OK, I have a rake task that runs a bit of code which connects up from
a Rails App to a remote data source over a WAN to replicate down some
data from an Oracle server through the Ruby OCI8 library.
This task is expected to take about 1 second per item replicated. I
do it in 1000 item lots. Occasionally the line hangs, or the
connection drops or some part of hell gets too cold, and I loose the
link, at which point we get hanging processes waiting for failures.
To handle this I wrap this whole each block in a time out block set to
2000 seconds.
Each replication is atomic, so as it completes one, it marks it done.
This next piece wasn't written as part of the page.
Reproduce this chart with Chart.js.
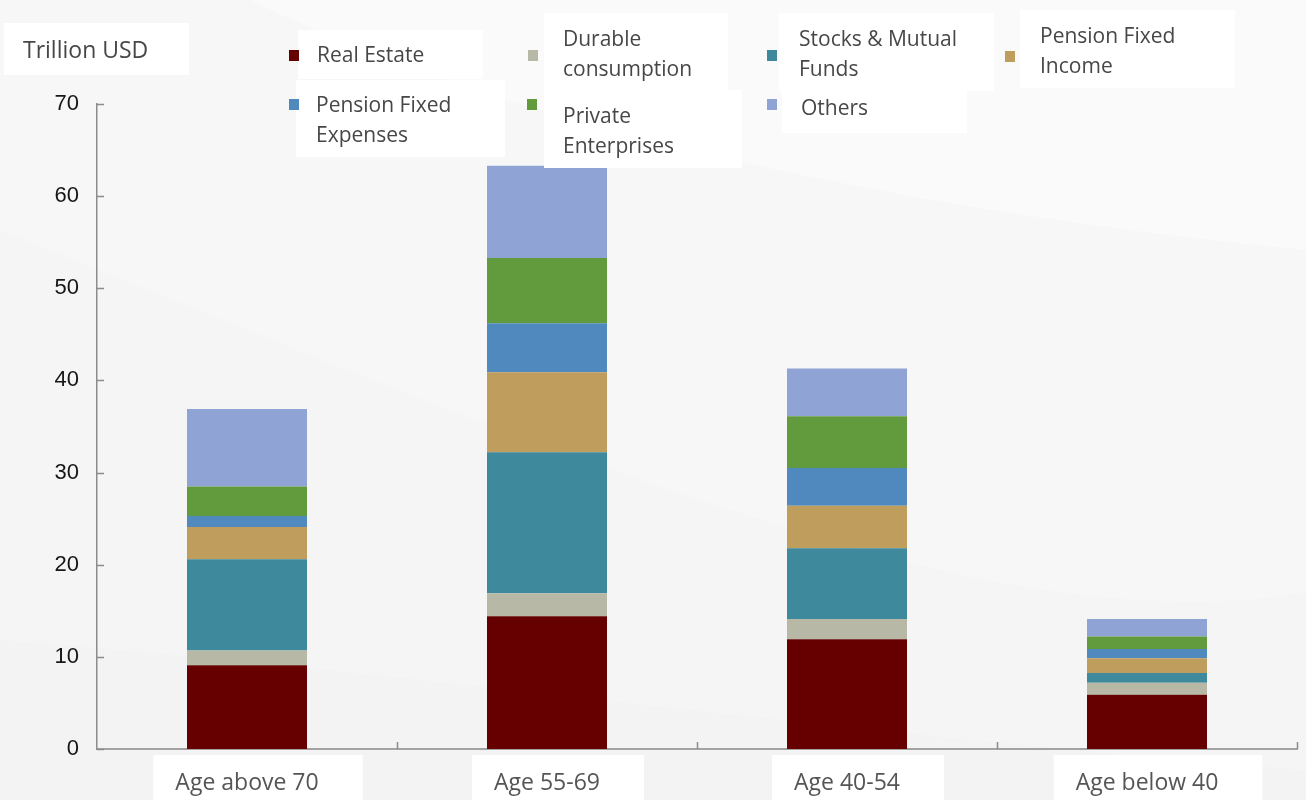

Any that don’t get marked completed get re-replicated. Replicating
the same thing twice isn’t a problem (but I am pretty sure I have
coded around that).
Problem is, it hangs. I have two processes that put time stamps in
their lock files of 16 and 8 hours ago. Longer than 2000 seconds.
The rake task looks like:
task :replicate => :environment do
replicate
end
def replicate
@lock_file = “#{RAILS_ROOT}/tmp/replication.lock”
begin
if File.exist?(@lock_file)
puts “Lock file exists #{@lock_file}”
else
File.open(@lock_file, ‘w’) { |f| f.puts("#{Time.now} - Started
replication")}
@created_lock_file = true
Replication.replicate!
end
ensure
File.unlink(@lock_file) if @created_lock_file
end
end
The replication code looks like this:
def Replication.do_replication
Replication.timeout(2000, “Replication – Timeout error”) do
self.unreplicated.each do |replication|
REPLICATION_LOG.info("#{Time.now} - Replicating id
#{replication.id}")
replication.replicate!
REPLICATION_LOG.flush
end
end
end
def Replication.timeout(time, message)
begin
Timeout::timeout(time) do
yield
end
rescue Timeout::Error => e
REPLICATION_LOG.error("#{Time.now} - Timeout error -
#{message}\n#{e}")
end
end
I can’t see how that is still running after 2000 seconds. Ideas anyone?
Mikel